Clinton y Trump apuestan por una economía más proteccionista
Los perjuicios de los grandes tratados comerciales para los trabajadores aparecen en campaña
“Tenemos que hacer más por los trabajadores que he conocido en Galesburg (Illinois), que están perdiendo sus empleos en la fábrica de Maytag que se traslada a México y ahora tienen que competir con sus hijos por trabajos que se pagan a siete dólares la hora”. La cita no pertenece al republicano Donald Trump, que ha azuzado el problema de la desindustrialización en la campaña electoral estadounidense, ni al izquierdista Bernie Sanders, que pugnó por la candidatura demócrata y también ha clamado por los perdedores de la globalización.
La frase la pronunció un joven prometedor llamado Barack Obama en la convención demócrata del año 2004, cuando se presentaba a senador por dicho Estado y pedía atención sobre las víctimas de la globalización. Hoy, después de ocho años como presidente de Estados Unidos, Obama se encuentra en un lugar distinto –y algo solitario en el espectro político-, defendiendo las bondades de los tratados de libre comercio: el ya existente con Canadá y México (Nafta, en sus siglas en inglés), el que firmó con las economías del Pacífico (TPP) y el que a duras penas se negocia con Europa (TTIP).
No corren buenos tiempos para hacer bandera de estos acuerdos, menos, en plenas elecciones presidenciales. El cierre de factorías ha sido un goteo constante en Estados Unidos, solo en los últimos 15 años se han perdido hasta cinco millones de trabajos industriales por el auge tecnológico y por la competencia de países con mano de obra más barata. El estadounidense de clase media mira la precarización de su sueldo y maldice los acuerdos que favorecieron la fuga de actividad fabril. Así que no solo Trump o Sanders han reclamado una nueva política comercial que proteja a los trabajadores, sino que incluso Hillary Clinton, otrora gran defensora de estos pactos, se ha mostrado crítica: ha cuestionado los beneficios de Nafta (impulsado en 1993 por la presidencia de su marido, Bill Clinton) y también del actual redactado del TPP.
“Si creéis que debemos decir no a acuerdos comerciales injustos (…), que debemos plantarnos ante China, que deberíamos apoyar a nuestros trabajadores del sector del acero, de la automoción y nuestras fábricas locales (…), uníos a nosotros”, llegó a decir este verano, en la convención demócrata de Filadelfia.

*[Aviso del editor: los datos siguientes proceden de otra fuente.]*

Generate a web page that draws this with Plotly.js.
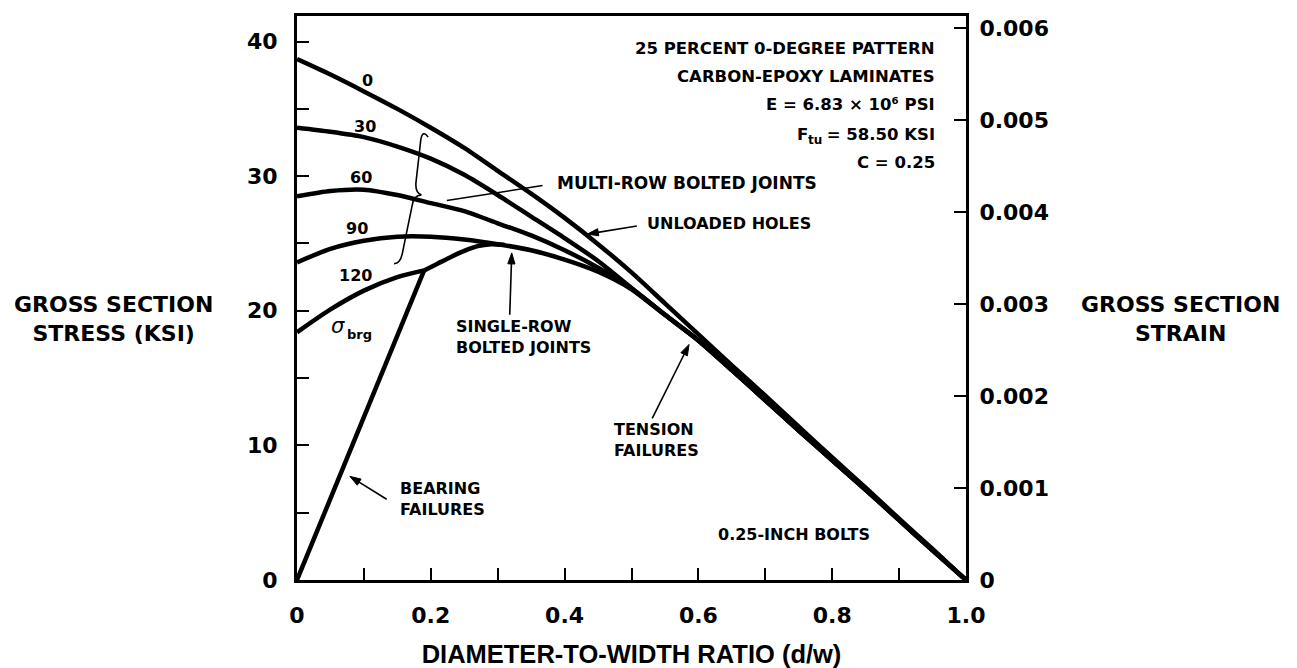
<!DOCTYPE html>
<html>
<head>
<meta charset="utf-8">
<script src="https://cdn.plot.ly/plotly-3.0.1.min.js"></script>
<style>html,body{margin:0;padding:0;background:#fff;}#chart{width:1297px;height:668px;}</style>
</head>
<body>
<div id="chart"></div>
<script>
// Modulus used for the strain (right) axis, in ksi: E = 6.83 x 10^6 psi
const E_KSI = 6830;

// Diameter-to-width ratio grid for the multi-row curves
const dwRatio = [0, 0.05, 0.1, 0.15, 0.2, 0.25, 0.3, 0.35, 0.4, 0.45, 0.5, 0.55, 0.6, 0.65, 0.7, 0.75, 0.8, 0.85, 0.9, 0.95, 1.0];
// Gross section stress (ksi) for each bearing-stress curve (0, 30, 60, 90 ksi)
const stress0  = [38.7, 37.55, 36.3, 35.0, 33.6, 32.1, 30.4, 28.7, 26.9, 24.95, 22.85, 20.55, 18.25, 15.95, 13.7, 11.4, 9.1, 6.85, 4.55, 2.3, 0];
const stress30 = [33.6, 33.3, 32.9, 32.2, 31.3, 30.1, 28.6, 27.0, 25.4, 23.7, 21.7, 19.7, 17.8, 15.6, 13.35, 11.1, 8.9, 6.7, 4.45, 2.2, 0];
const stress60 = [28.5, 28.9, 29.0, 28.6, 28.0, 27.4, 26.5, 25.6, 24.5, 23.2, 21.65, 19.7, 17.8, 15.6, 13.35, 11.1, 8.9, 6.7, 4.45, 2.2, 0];
const stress90 = [23.6, 24.6, 25.2, 25.5, 25.5, 25.3, 24.95, 24.5, 23.8, 22.9, 21.6, 19.7, 17.8, 15.6, 13.35, 11.1, 8.9, 6.7, 4.45, 2.2, 0];
// 120 ksi bearing-stress curve (ends where it meets the bearing line)
const dw120     = [0, 0.05, 0.1, 0.15, 0.19];
const stress120 = [18.4, 20.1, 21.5, 22.5, 23.0];
// Bearing failure line and single-row bolted joint curve
const bearingX   = [0, 0.19];
const bearingY   = [0, 23.0];
const singleRowX = [0.19, 0.21, 0.23, 0.25, 0.27, 0.29, 0.31];
const singleRowY = [23.0, 23.5, 24.0, 24.45, 24.8, 24.95, 24.9];

// Tick values / labels
const xTickVals = [0, 0.2, 0.4, 0.6, 0.8, 1.0];
const xTickText = ['0', '0.2', '0.4', '0.6', '0.8', '1.0'];
const xMinorVals = [0.1, 0.3, 0.5, 0.7, 0.9];
const yTickVals = [0, 10, 20, 30, 40];
const yTickText = ['0', '10', '20', '30', '40'];
const yMinorVals = [5, 15, 25, 35];
const y2TickVals = [0, 0.001, 0.002, 0.003, 0.004, 0.005, 0.006];
const y2TickText = ['0', '0.001', '0.002', '0.003', '0.004', '0.005', '0.006'];

const Y_MAX = 41.9;
const FONT = 'DejaVu Sans';
const LW = 4.5;
// plot-area size in px (for drawing arrowheads with correct proportions)
const PW = 1297 - 297 - 331, PH = 668 - 16 - 88;

function curve(x, y, shape) {
  return {x: x, y: y, type: 'scatter', mode: 'lines', hoverinfo: 'skip',
          line: {color: '#000', width: LW, shape: shape || 'spline', smoothing: 0.7}};
}

const traces = [
  curve(dwRatio, stress0),
  curve(dwRatio, stress30),
  curve(dwRatio, stress60),
  curve(dwRatio, stress90),
  curve(dw120, stress120),
  curve(bearingX, bearingY, 'linear'),
  curve(singleRowX, singleRowY),
  // invisible trace carrying the strain axis
  {x: [0, 1], y: [0, Y_MAX / E_KSI], yaxis: 'y2', type: 'scatter', mode: 'lines',
   line: {width: 0, color: 'rgba(0,0,0,0)'}, hoverinfo: 'skip'}
];

const txt = (size) => ({family: FONT, size: size, color: '#000', weight: 'bold'});

function label(text, x, y, xanchor, size, extra) {
  return Object.assign({text: text, x: x, y: y, xref: 'x', yref: 'y', showarrow: false,
          xanchor: xanchor || 'center', yanchor: 'middle', align: xanchor === 'right' ? 'right' : 'left',
          font: txt(size || 16)}, extra || {});
}

// arrow drawn as a line plus a filled head (head at hx,hy; tail at tx,ty)
function arrowShapes(hx, hy, tx, ty) {
  const sx = PW, sy = PH / Y_MAX;
  const dx = (hx - tx) * sx, dy = (hy - ty) * sy;
  const L = Math.hypot(dx, dy), ux = dx / L, uy = dy / L;
  const len = 11, hw = 3.6;
  const bx = hx * sx - ux * len, by = hy * sy - uy * len;
  const p1 = [(bx - uy * hw) / sx, (by + ux * hw) / sy];
  const p2 = [(bx + uy * hw) / sx, (by - ux * hw) / sy];
  const lx = (hx * sx - ux * (len - 2)) / sx, ly = (hy * sy - uy * (len - 2)) / sy;
  return [
    {type: 'line', xref: 'x', yref: 'y', x0: tx, y0: ty, x1: lx, y1: ly, line: {color: '#000', width: 1.6}},
    {type: 'path', xref: 'x', yref: 'y', fillcolor: '#000', line: {color: '#000', width: 1},
     path: 'M ' + hx + ',' + hy + ' L ' + p1[0] + ',' + p1[1] + ' L ' + p2[0] + ',' + p2[1] + ' Z'}
  ];
}

const NOTE_X = 0.957;
const annotations = [
  // curve labels
  label('0', 0.106, 37.1, 'center', 16),
  label('30', 0.102, 33.7, 'center', 16),
  label('60', 0.096, 29.9, 'center', 16),
  label('90', 0.09, 26.1, 'center', 16),
  label('120', 0.088, 22.6, 'center', 16),
  // sigma_brg
  {text: 'σ', x: 0.062, y: 18.9, xref: 'x', yref: 'y', showarrow: false, xanchor: 'center', yanchor: 'middle',
   font: {family: FONT, size: 21, color: '#000', style: 'italic', weight: 'normal'}},
  label('brg', 0.072, 18.25, 'left', 13),
  // notes
  label('25 PERCENT 0-DEGREE PATTERN', NOTE_X, 39.5, 'right', 16.5),
  label('CARBON-EPOXY LAMINATES', NOTE_X, 37.4, 'right', 16.5),
  label('E = 6.83 × 10⁶ PSI', NOTE_X, 35.3, 'right', 16.5),
  label(' = 58.50 KSI', NOTE_X, 33.1, 'right', 16.5),
  label('tu', NOTE_X, 33.1, 'right', 12, {xshift: -113, yshift: -6}),
  label('F', NOTE_X, 33.1, 'right', 16.5, {xshift: -127}),
  label('C = 0.25', NOTE_X, 31.0, 'right', 16.5),
  label('MULTI-ROW BOLTED JOINTS', 0.385, 29.5, 'left', 17),
  label('UNLOADED HOLES', 0.52, 26.5, 'left', 16),
  label('SINGLE-ROW<br>BOLTED JOINTS', 0.234, 18.05, 'left', 16),
  label('TENSION<br>FAILURES', 0.471, 10.4, 'left', 16),
  label('BEARING<br>FAILURES', 0.151, 6.0, 'left', 16),
  label('0.25-INCH BOLTS', 0.743, 3.4, 'center', 16),
  // axis side titles (horizontal)
  {text: 'GROSS SECTION<br>STRESS (KSI)', xref: 'paper', yref: 'paper', x: -0.275, y: 0.462,
   xanchor: 'center', yanchor: 'middle', showarrow: false, align: 'center', font: txt(22)},
  {text: 'GROSS SECTION<br>STRAIN', xref: 'paper', yref: 'paper', x: 1.32, y: 0.462,
   xanchor: 'center', yanchor: 'middle', showarrow: false, align: 'center', font: txt(22)}
];

const shapes = [
  // brace grouping the multi-row curves
  {type: 'path', xref: 'x', yref: 'y', line: {color: '#000', width: 1.6},
   path: 'M 0.196,32.9 Q 0.188,33.5 0.185,32.7 L 0.178,29.6 Q 0.176,28.8 0.186,28.6 ' +
         'Q 0.174,28.6 0.172,27.8 L 0.158,24.4 Q 0.155,23.5 0.145,23.5'},
  // leader from brace to "MULTI-ROW BOLTED JOINTS"
  {type: 'line', xref: 'x', yref: 'y', x0: 0.224, y0: 28.2, x1: 0.367, y1: 29.3,
   line: {color: '#000', width: 1.5}}
].concat(
  arrowShapes(0.434, 25.7, 0.508, 26.3),   // unloaded holes
  arrowShapes(0.321, 24.3, 0.318, 19.7),   // single-row
  arrowShapes(0.586, 17.5, 0.531, 12.0),   // tension
  arrowShapes(0.079, 7.7, 0.134, 6.0)      // bearing
);

const axisCommon = {
  showgrid: false, zeroline: false, showline: true, linecolor: '#000', linewidth: 3,
  ticks: 'inside', ticklen: 12, tickwidth: 2, tickcolor: '#000',
  tickfont: txt(22), fixedrange: true
};
const minorTicks = (vals) => ({tickmode: 'array', tickvals: vals, ticks: 'inside', ticklen: 12,
                               tickwidth: 2, tickcolor: '#000', showgrid: false});

const layout = {
  width: 1297, height: 668,
  margin: {l: 297, r: 331, t: 16, b: 88, pad: 0},
  paper_bgcolor: '#fff', plot_bgcolor: '#fff',
  showlegend: false,
  font: {family: FONT, color: '#000', weight: 'bold'},
  xaxis: Object.assign({}, axisCommon, {
    range: [0, 1], tickmode: 'array', tickvals: xTickVals, ticktext: xTickText,
    minor: minorTicks(xMinorVals),
    mirror: true, ticklabelstandoff: 14,
    title: {text: 'DIAMETER-TO-WIDTH RATIO (d/w)', standoff: 20,
            font: {family: 'Liberation Sans', size: 25.5, color: '#000', weight: 'bold'}}
  }),
  yaxis: Object.assign({}, axisCommon, {
    range: [0, Y_MAX], tickmode: 'array', tickvals: yTickVals, ticktext: yTickText,
    minor: minorTicks(yMinorVals),
    ticklabelstandoff: 12
  }),
  yaxis2: Object.assign({}, axisCommon, {
    overlaying: 'y', side: 'right', range: [0, Y_MAX / E_KSI],
    tickmode: 'array', tickvals: y2TickVals, ticktext: y2TickText,
    ticklabelstandoff: 6
  }),
  annotations: annotations,
  shapes: shapes
};

Plotly.newPlot('chart', traces, layout, {displayModeBar: false, staticPlot: true});
</script>
</body>
</html>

Trump, por su parte, ha roto los principios republicanos entusiastas del libre comercio para asegurar que, para empezar, romperá con el Nafta.
Sanders perdió las primarias contra Clinton y puede que Trump no gane las presidenciales de noviembre –los sondeos actuales le dan como perdedor-, pero el sentimiento al que ambos han apuntado es real y está aquí para quedarse. A principios de este año, la empresa fabricante de aire acondicionado Carrier anunció a principios de este año que cerraría su planta de Indianápolis y trasladaría su producción a México para ahorrar costes laborales. Trump suele hablar de ello en sus mítines.
Hay muchos cálculos sobre los efectos adversos de la globalización. Uno del Economic Policy Institute dice que el Nafta se ha llevado por delante casi 700.000 empleados estadounidenses. Pero también hay quienes argumentan que, aunque esos acuerdos aceleren el proceso, muchos de esos empleos se hubiesen ido igualmente a China. O que los acuerdos también han ayudado a crear muchos empleos gracias a la apertura a otros mercados que han compensado los perdidos. En Estados Unidos los beneficios de la globalización han quedado sobre todo en unas manos, y los perjuicios, en otras distintas. Economistas como el Nobel Joseph Stitglitz critican que se hable del enfado de estos últimos como un sentimiento anticomercio, en proteccionista, en sentido peyorativo. “No es proteccionismo. Nos hemos dado cuenta de que el sistema no cumple como se había prometido. Dijeron que la liberalización del mercado financiero aceleraría el crecimiento y lo que hizo es dar más dinero al 1% de arriba”, dice.